I do not think that either Mr. Quinn or Mr. Olguin are in basic disagreement with Mr. Nowicki over the importance of a proper “media mix” to reach the desired audience of the U.S. government (USG). The disagreement is over what that “mix” should be.

Most of the governments of the world the USG wants to reach are often somewhat hostile to the message, necessitating what has historically been called “cross-border” broadcasting.

This is why during the Cold War the broadcasts to the former Soviet Union, former Eastern Europe, China and much of formerly closed Southeast Asia, Africa and the Middle East, came from transmitting locations in Botswana, Germany, Greece, Morocco, Philippines, Portugal, Spain, Sri Lanka, Tinian and others, as well as stations in the United States — all cross-border stations under the almost total and complete control of the USG.

And it also is true that satellite radio and TV as well as the Internet are the most viable and valuable media to accomplish the same goal.

As Mr. Nowicki eloquently explained, and which is validated by current situations in Armenia, Tibet and other places, shortwave still has its place and is being used.

My disagreement with this scenario is that shortwave should not be an “emergency-when-all-else-fails” medium, but rather should be maintained and expanded as the Quinn/Olguin article stated.

Readers of Radio World are certainly aware of Digital Radio Mondiale, which has successfully demonstrated the ability to dramatically overcome the undesirable vagaries of analog shortwave, which have long been tolerated through necessity.

Yet the IBB, to my knowledge, while certainly following the developments of DRM, are not aggressively engaged in its success. This is in contradiction to other international broadcasters such as BBC, Deutsche Welle, Radio Canada, Radio Netherlands and many more who already are broadcasting in DRM in a regular schedule.

I have only one significant disagreement with Mr. Shamble’s letter.

I am the only person, to my knowledge, who has been DOE of both IBB Engineering (formally VOA before it became IBB) and Radio Free Europe/Radio Liberty (RFE/RL) Engineering.

RFE/RL was almost totally USG-funded, although a Maryland corporation. The IBB is a U.S. government federal entity.

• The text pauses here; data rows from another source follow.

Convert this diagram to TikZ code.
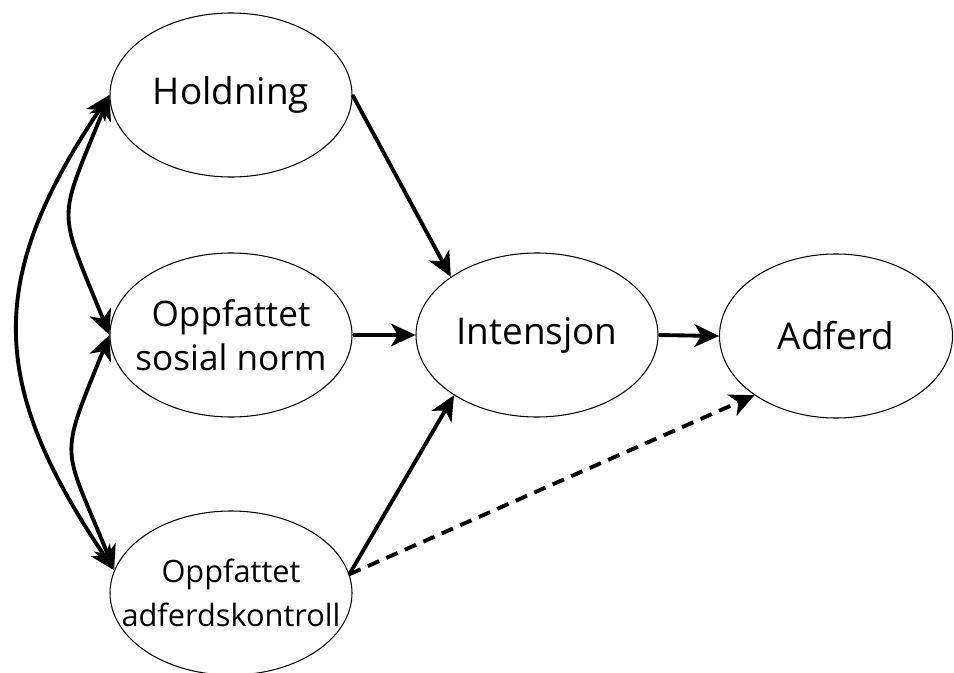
\documentclass[tikz,border=0pt]{standalone}
\usepackage{fontspec}
\setmainfont{Open Sans}
\usepackage{tikz}
\usetikzlibrary{shapes.geometric,arrows.meta,positioning}

\begin{document}
\begin{tikzpicture}
  \newcommand{\ellh}{3.28cm}
  \useasboundingbox (0,0) rectangle (19.08,13.44);
  \coordinate (pH) at (4.62,11.54);
  \coordinate (pS) at (4.62,6.74);
  \coordinate (pK) at (4.62,1.58);
  \coordinate (pI) at (10.74,6.74);
  \coordinate (pA) at (16.72,6.72);
  \tikzstyle{ellnode}=[ellipse, draw, line width=0.6pt, inner sep=0pt, minimum height=\ellh];
  \tikzstyle{every label}=[align=center];
  \tikzstyle{arr}=[line width=2.2pt, -{Stealth[length=14pt,width=13pt,inset=4pt]}];
  \tikzstyle{twoway}=[line width=2.2pt, {Stealth[length=14pt,width=13pt,inset=4pt]}-{Stealth[length=14pt,width=13pt,inset=4pt]}];
  \foreach \x/\w/\f/\t in {H/4.84/21/Holdning,S/4.84/20/{Oppfattet\\sosial norm},K/4.84/17.5/{Oppfattet\\adferdskontroll},I/4.84/21/Intensjon,A/4.66/21/Adferd}{
    \node[ellnode, minimum width=\w cm, label={[font=\fontsize{\f}{25}\selectfont]center:\t}] (n\x) at (p\x) {};
  }
  % correlations on the left
  \draw[twoway] (nH.west) to[out=236, in=124, looseness=1.2] (nK.169);
  \draw[twoway] (nH.west) to[out=248, in=112, looseness=1.5] (nS.west);
  \draw[twoway] (nS.west) to[out=248, in=112, looseness=1.5] (nK.169);
  % paths
  \draw[arr] (nH.east) -- (nI.146);
  \draw[arr] (nS.east) -- (nI.west);
  \draw[arr] (nK.9) -- (nI.216);
  \draw[arr] (nI.east) -- (nA.west);
  \draw[arr, dash pattern=on 7pt off 4.5pt] (nK.9) -- (nA.216);
\end{tikzpicture}
\end{document}
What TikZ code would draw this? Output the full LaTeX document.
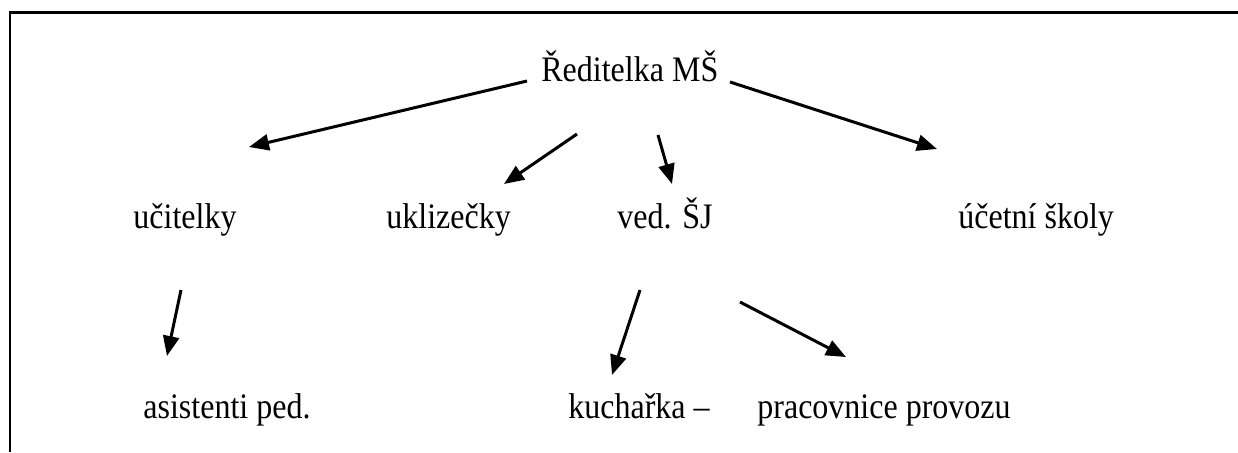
\documentclass[tikz,border=0pt]{standalone}
\usepackage{fontspec}
\setmainfont{Liberation Serif}
\usetikzlibrary{arrows.meta}
\begin{document}
\begin{tikzpicture}[x=0.5pt,y=-0.5pt,
  lbl/.style={anchor=base west,inner sep=0pt,font=\fontsize{16pt}{19pt}\selectfont,yscale=1.12,transform shape},
  conn/.style={line width=1.5pt,-{Triangle[length=10pt,width=8pt]}},
  frame/.style={line width=1.3pt}]
\useasboundingbox (0,0) rectangle (1238,452);
\draw[frame] (10,452) -- (10,12.5) -- (1238,12.5);
\node[lbl] (red) at (541,81) {Ředitelka MŠ};
\node[lbl] (uc) at (133,228) {učitelky};
\node[lbl] (uk) at (386,228) {uklizečky};
\node[lbl] (ved) at (617,228) {ved. ŠJ};
\node[lbl] (uct) at (958,228) {účetní školy};
\node[lbl] (as) at (143,418) {asistenti ped.};
\node[lbl] (ku) at (568,418) {kuchařka –};
\node[lbl] (pr) at (757,418) {pracovnice provozu};
\coordinate (a1s) at (527,81);  \coordinate (a1e) at (249,147);
\coordinate (a2s) at (577,134); \coordinate (a2e) at (504,184);
\coordinate (a3s) at (658,135); \coordinate (a3e) at (672,184);
\coordinate (a4s) at (730,82);  \coordinate (a4e) at (937,149);
\coordinate (a5s) at (181,290); \coordinate (a5e) at (167,356);
\coordinate (a6s) at (640,290); \coordinate (a6e) at (612,375);
\coordinate (a7s) at (740,302); \coordinate (a7e) at (846,357);
\draw[conn] (a1s) -- (a1e);
\draw[conn] (a2s) -- (a2e);
\draw[conn] (a3s) -- (a3e);
\draw[conn] (a4s) -- (a4e);
\draw[conn] (a5s) -- (a5e);
\draw[conn] (a6s) -- (a6e);
\draw[conn] (a7s) -- (a7e);
\end{tikzpicture}
\end{document}
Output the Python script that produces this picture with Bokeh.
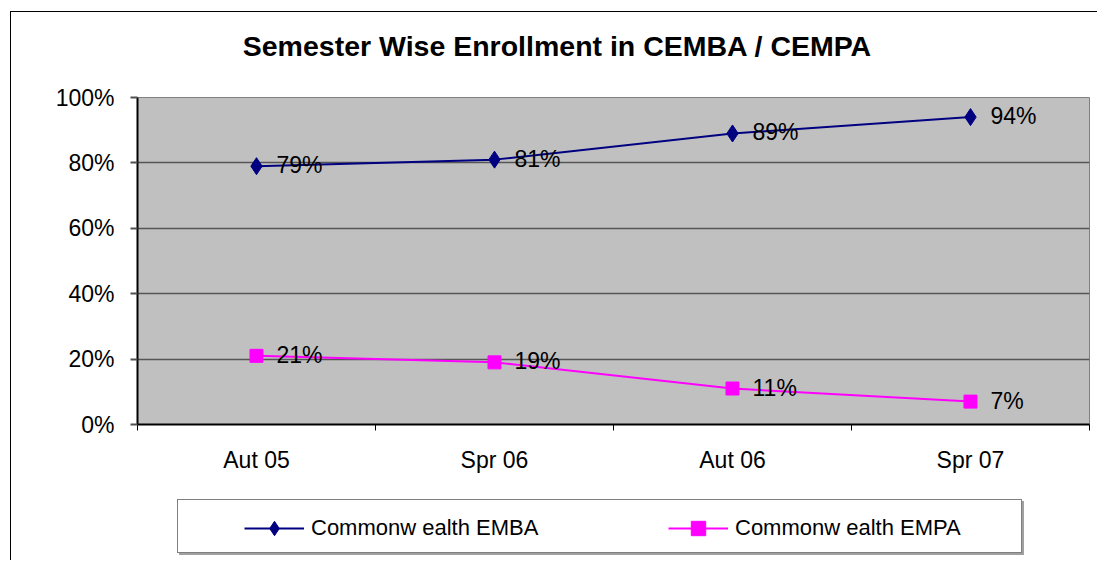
from bokeh.plotting import figure
from bokeh.layouts import column
from bokeh.models import (FixedTicker, NumeralTickFormatter, Label, Legend, LegendItem,
                          ColumnDataSource, Range1d)
from bokeh.core.properties import value
from bokeh.embed import file_html
from bokeh.resources import INLINE
import numpy as np

title_text = "Semester Wise Enrollment in CEMBA / CEMPA"
categories = ["Aut 05", "Spr 06", "Aut 06", "Spr 07"]
emba_name = "Commonw ealth EMBA"
empa_name = "Commonw ealth EMPA"
emba_pct = [79, 81, 89, 94]
empa_pct = [21, 19, 11, 7]
y_ticks = [0, 0.2, 0.4, 0.6, 0.8, 1.0]

FONT = "Liberation Sans"
NAVY = "#000080"
MAGENTA = "#FF00FF"
W = 1086
LEFT = 126
RIGHT = 8
xpos = np.arange(len(categories)) + 0.5


def blank(height):
    f = figure(width=W, height=height, output_backend="svg", toolbar_location=None,
               x_range=Range1d(0, 1), y_range=Range1d(0, 1),
               x_axis_location=None, y_axis_location=None,
               min_border_left=LEFT, min_border_right=RIGHT,
               min_border_top=0, min_border_bottom=0)
    f.grid.visible = False
    f.outline_line_color = None
    f.background_fill_color = "white"
    f.border_fill_color = "white"
    return f


# ---- title strip
top = blank(71)
top.add_layout(Label(x=420, y=38, x_units="screen", y_units="screen", text=title_text,
                     text_font=FONT, text_font_size="28.5px", text_font_style="bold",
                     text_align="center", text_baseline="middle", text_color="black"))

# ---- main chart
p = figure(width=W, height=411, output_backend="svg", toolbar_location=None,
           x_range=(0, len(categories)), y_range=(0, 1),
           min_border_left=LEFT, min_border_top=14, min_border_bottom=70,
           min_border_right=RIGHT, background_fill_color="#C0C0C0",
           border_fill_color="white")
p.outline_line_color = "#808080"
p.outline_line_width = 1

p.xaxis.ticker = FixedTicker(ticks=list(xpos), minor_ticks=list(range(len(categories) + 1)))
p.xaxis.major_label_overrides = {float(x): c for x, c in zip(xpos, categories)}
p.xaxis.major_tick_line_color = None
p.xaxis.minor_tick_line_color = "black"
p.xaxis.minor_tick_out = 6
p.xaxis.minor_tick_in = 0
p.xaxis.axis_line_color = "black"
p.xaxis.axis_line_width = 2
p.xaxis.major_label_text_font = FONT
p.xaxis.major_label_text_font_size = "23px"
p.xaxis.major_label_text_color = "black"
p.xaxis.major_label_standoff = 16

p.yaxis.ticker = FixedTicker(ticks=y_ticks)
p.yaxis.formatter = NumeralTickFormatter(format="0%")
p.yaxis.minor_tick_line_color = None
p.yaxis.major_tick_out = 7
p.yaxis.major_tick_in = 0
p.yaxis.major_tick_line_color = "#505050"
p.yaxis.major_tick_line_width = 2
p.yaxis.axis_line_color = "black"
p.yaxis.axis_line_width = 2
p.yaxis.major_label_text_font = FONT
p.yaxis.major_label_text_font_size = "23px"
p.yaxis.major_label_text_color = "black"
p.yaxis.major_label_standoff = 16

p.xgrid.grid_line_color = None
p.ygrid.ticker = FixedTicker(ticks=y_ticks)
p.ygrid.grid_line_color = "#555555"
p.ygrid.grid_line_width = 1.5

emba_y = [v / 100 for v in emba_pct]
empa_y = [v / 100 for v in empa_pct]
src1 = ColumnDataSource(dict(x=xpos, y=emba_y, t=[f"{v}%" for v in emba_pct]))
src2 = ColumnDataSource(dict(x=xpos, y=empa_y, t=[f"{v}%" for v in empa_pct]))

p.line("x", "y", source=src1, line_color=NAVY, line_width=2)
p.scatter("x", "y", source=src1, marker="diamond", size=17, fill_color=NAVY, line_color=NAVY)
p.line("x", "y", source=src2, line_color=MAGENTA, line_width=2)
p.scatter("x", "y", source=src2, marker="square", size=13, fill_color=MAGENTA,
          line_color=MAGENTA)

for s in (src1, src2):
    p.text("x", "y", text="t", source=s, x_offset=20, y_offset=-1,
           text_font=value(FONT), text_font_size="23px", text_color="black",
           text_baseline="middle", text_align="left")

# ---- legend strip (legend samples use hidden one-point renderers)
lg = blank(66)
hidden = dict(x=[float("nan")], y=[float("nan")])
dl1 = lg.line("x", "y", source=ColumnDataSource(hidden), line_color=NAVY, line_width=2)
dm1 = lg.scatter("x", "y", source=ColumnDataSource(hidden), marker="diamond", size=17,
                 fill_color=NAVY, line_color=NAVY)
dl2 = lg.line("x", "y", source=ColumnDataSource(hidden), line_color=MAGENTA, line_width=2)
dm2 = lg.scatter("x", "y", source=ColumnDataSource(hidden), marker="square", size=13,
                 fill_color=MAGENTA, line_color=MAGENTA)
dummy = lg.scatter("x", "y", source=ColumnDataSource(hidden), marker="circle", alpha=0)


def frame_box(loc, line_color, fill_color):
    return Legend(items=[LegendItem(label=" ", renderers=[dummy])], location=loc,
                  padding=0, margin=0, spacing=0, glyph_width=1, glyph_height=52,
                  label_width=842, label_height=52, label_standoff=0,
                  border_line_color=line_color, border_line_width=1.5,
                  background_fill_color=fill_color, background_fill_alpha=1)


lg.add_layout(frame_box((42, 5), "#A0A0A0", "#A0A0A0"), "center")
lg.add_layout(frame_box((40, 7), "black", "white"), "center")

leg = Legend(items=[LegendItem(label=emba_name, renderers=[dl1, dm1]),
                    LegendItem(label=empa_name, renderers=[dl2, dm2])],
             location=(107, 14), orientation="horizontal",
             padding=0, margin=0, spacing=127, glyph_width=60, glyph_height=36,
             label_width=230, label_height=36, label_standoff=7,
             label_text_font=FONT, label_text_font_size="22px", label_text_color="black",
             border_line_alpha=0, background_fill_alpha=0)
lg.add_layout(leg, "center")

layout = column(top, p, lg, spacing=0)
layout.styles = {"border-left": "1.5px solid black", "border-top": "1.5px solid black",
                 "margin-left": "10px", "margin-top": "11px"}

open("out.html", "w").write(file_html(layout, INLINE))
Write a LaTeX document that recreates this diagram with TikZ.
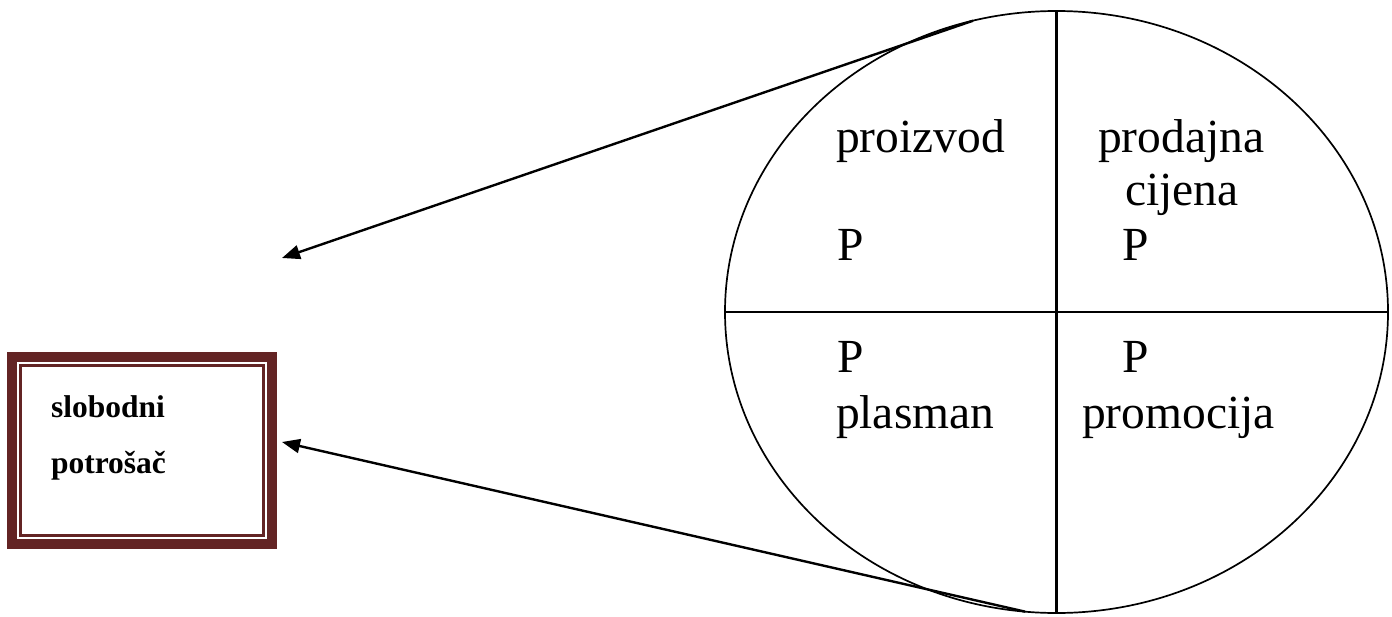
\documentclass[tikz,border=0pt]{standalone}
\usepackage{fontspec}
\setmainfont{Liberation Serif}
\usepackage{tikz}
\usetikzlibrary{positioning, arrows.meta, calc, shapes.geometric}
\definecolor{frameRed}{RGB}{99,36,36}
\definecolor{inkDark}{RGB}{0,0,0}

\begin{document}
\begin{tikzpicture}[
    x=1pt, y=-1pt,
    every node/.style={text=inkDark, inner sep=0pt, outer sep=0pt},
    mixlabel/.style={anchor=base west, font=\fontsize{47.5}{52}\selectfont},
    boxlabel/.style={anchor=base west, font=\bfseries\fontsize{31.5}{34}\selectfont},
    pointer/.style={line width=2.4pt, -{Triangle[length=18pt, width=14pt]}},
]
% Canvas: x in [0, 1392], y in [0, 616], y grows downwards
\useasboundingbox (0,0) rectangle (1392,616);

% --- Marketing-mix ellipse, split into four fields ---
\node[ellipse, draw, line width=1.7pt, minimum width=663pt, minimum height=602pt]
    (mix) at (1056.5, 312) {};
\draw[line width=2.2pt] (mix.north) -- (mix.south);
\draw[line width=2pt]   (mix.west)  -- (mix.east);

% --- Field labels ---
\node[mixlabel] (proizvod)  at (836,  152) {proizvod};
\node[mixlabel] (prodajna)  at (1098, 152) {prodajna};
\node[mixlabel] (cijena)    at (1125, 205) {cijena};
\node[mixlabel] (pOne)      at (837,  260) {P};
\node[mixlabel] (pTwo)      at (1122, 260) {P};
\node[mixlabel] (pThree)    at (837,  372) {P};
\node[mixlabel] (pFour)     at (1122, 372) {P};
\node[mixlabel] (plasman)   at (836,  428) {plasman};
\node[mixlabel] (promocija) at (1082, 428) {promocija};

% --- Consumer box: thick frame + thin inner line ---
\node[draw=frameRed, line width=10pt, minimum width=260pt, minimum height=187pt]
    (potrosac) at (142, 450.5) {};
\draw[frameRed, line width=2.5pt]
    ($(potrosac.north west)+(8.5,8.5)$) rectangle ($(potrosac.south east)+(-8.5,-8.5)$);

\node[boxlabel] (slobodni)   at (51, 417) {slobodni};
\node[boxlabel] (potrosacTx) at (51, 473) {potrošač};

% --- Pointers out of the ellipse ---
\coordinate (topTip) at (282, 258);
\coordinate (lowTip) at (282, 442);
\draw[pointer] (mix.106.4) -- (topTip);
\draw[pointer] (mix.-96)   -- (lowTip);

\end{tikzpicture}
\end{document}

It is certainly a misnomer to call RFE/RL “private” by any common definition of a private corporation. It, as stated above, was and is funded by the USG, but it was not (during my tenure there, anyway) subject to encumbering federal regulations such as federal procurement regulations, for example.

We were bound by a much simpler and more flexible, and more practical and more effective, OMB procurement guideline. RFE/RL was certainly not perfect nor 100 percent effective and efficient — no business is — but compared to the federally operated IBB, there is no comparison to what we were able to accomplish, usually with 1/10 to 1/20 the assets and staff, though we were roughly half the size of VOA then.

My boss at RFE/RL, E. Eugene Pell, also was the only president of RFE/RL who also had been the director of the VOA. He expressed to me on numerous occasions the same basic feeling I have described above, albeit on a much larger scale than just engineering matters.